The SDSU Students Association passed a resolution Monday to support the creation of a campus town neighborhood south of campus.

The idea is similar to communities that already exist around schools like the University of Minnesota, Kansas State University and the University of Iowa. SA hopes for the community to develop a ‘downtown’ atmosphere and include commercial businesses on the ground floors of buildings and apartments on the upper floors.

SA President Mark York was one of the key sponsors of the resolution, having visited many campuses with the so-called campus town communities. According to many in the SA there is a severe lack of activities for underage students to do around campus.
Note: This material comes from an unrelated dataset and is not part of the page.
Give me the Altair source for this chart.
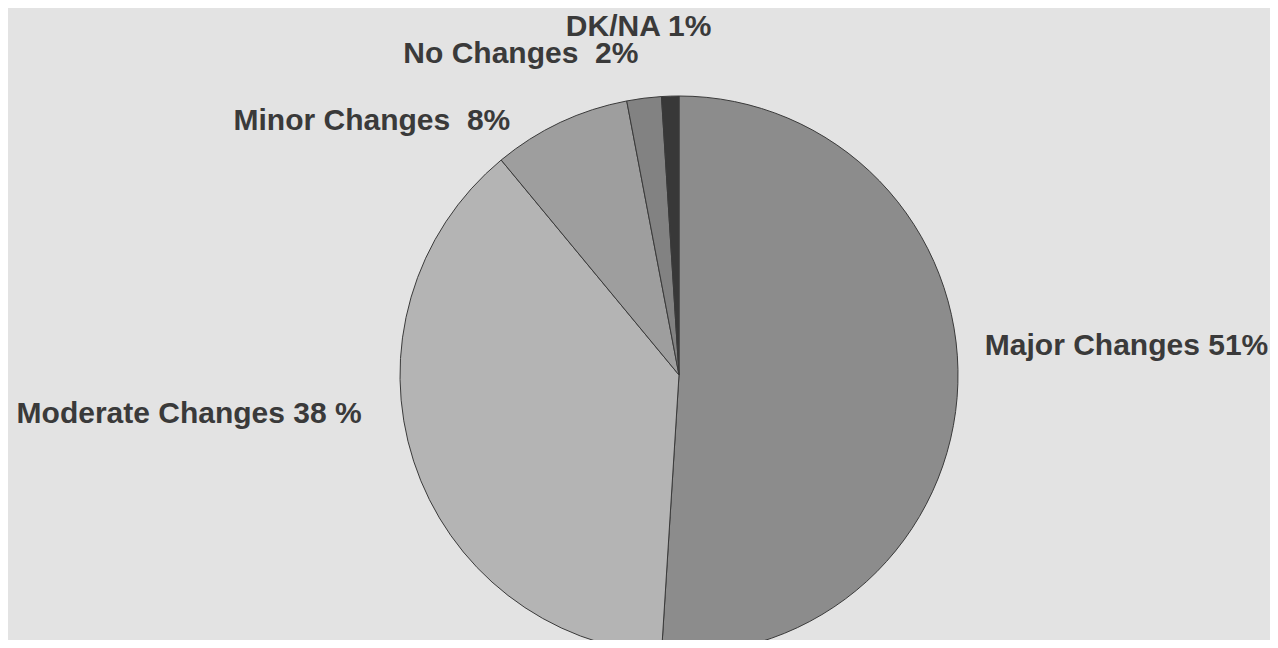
import altair as alt
import pandas as pd

categories = ["Major Changes", "Moderate Changes", "Minor Changes", "No Changes", "DK/NA"]
values = [51, 38, 8, 2, 1]
labels = ["Major Changes 51%", "Moderate Changes 38 %", "Minor Changes\u00a0 8%", "No Changes\u00a0 2%", "DK/NA 1%"]
order_idx = [0, 1, 2, 3, 4]
colors = ["#8c8c8c", "#b4b4b4", "#9e9e9e", "#828282", "#383838"]

df = pd.DataFrame({"category": categories, "value": values, "label": labels, "idx": order_idx})

CX, CY, R = 671, 367, 279

base = alt.Chart(df).encode(
    theta=alt.Theta("value:Q", stack=True),
    order=alt.Order("idx:O"),
    x=alt.value(CX),
    y=alt.value(CY),
)

pie = base.mark_arc(outerRadius=R, stroke="#3a3a3a", strokeWidth=1).encode(
    color=alt.Color("category:N", scale=alt.Scale(domain=categories, range=colors), legend=None)
)


def lab(cat, radius, align, dx, dy):
    return base.mark_text(
        radius=radius, align=align, dx=dx, dy=dy, baseline="alphabetic",
        font="Liberation Sans", fontWeight="bold", fontSize=30, color="#3a3a3a",
    ).encode(
        text=alt.condition(f"datum.category === '{cat}'", alt.Text("label:N"), alt.value(""))
    )


layers = [
    pie,
    lab("Major Changes", 306, "left", 0, -30),
    lab("Moderate Changes", 300, "right", -32, -45),
    lab("Minor Changes", 300, "right", -41, 26),
    lab("No Changes", 300, "right", -3, -14),
    lab("DK/NA", 300, "center", -31, -39),
]

chart = alt.layer(*layers).properties(
    width=1262, height=632,
    autosize=alt.AutoSizeParams(type="none"),
    padding=0,
    background="#e3e3e3",
).configure_view(stroke=None)

chart.save("out.html", embed_options={"renderer": "svg", "actions": False})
The hope is that once the community is established students will choose to stay in Brookings instead of traveling to Sioux Falls to find things to do.

“It would be mutually beneficial,” said Jameson Berreth, SA’s state and local government committee chair.

SA pinned its hopes to Brookings City Council resolution number 43-12, which would amend the city’s 2020 comprehensive plan and re-zone an area south of campus, for the first time since 1966, to commercial use. The city’s planning commission recommended that the council re-zone the area into two parts.

The first part is the area between Medary Ave. and 14th street, but north of seventh street. This area would be zoned as high density residential, which would allow apartments to be built in the area. Those apartments would also be subject to a certain architectural guideline, according to the planning commission’s plan.

The second area the plan would re-zone consists of the area north of sixth street between Medary Ave. and 14th street. This area would be zoned for commercial use and would be subject to enhanced landscape requirements as well.

The City Council had originally slated a vote on the plan for its Feb. 28 meeting. The vote, however, was delayed by a miss print on the public notice. The notice failed to specify the location of the project and was deemed inadequate. The vote was moved to the next regularly scheduled council meeting.

The planning commission’s plan falls somewhat short of York’s vision for the future neighborhood.

“I’d like to see it zoned for mixed use,” he said.

There was no discussion of mixed zoning in the commission’s plan, though York claims that there are developers looking to build mixed-use complexes given the opportunity.

Berreth put SA’s vision into context.

“This is not something that will happen quickly,” he said. “It will be a long 15 year process or so.”

Current residents of the area that would face re-zoning were given the chance to voice their opinion via a questionnaire distributed to them in Feb. 2011. Nine out of ten respondents said they would accept some commercial expansion into the area. 79 percent of them said they would support the building of apartments.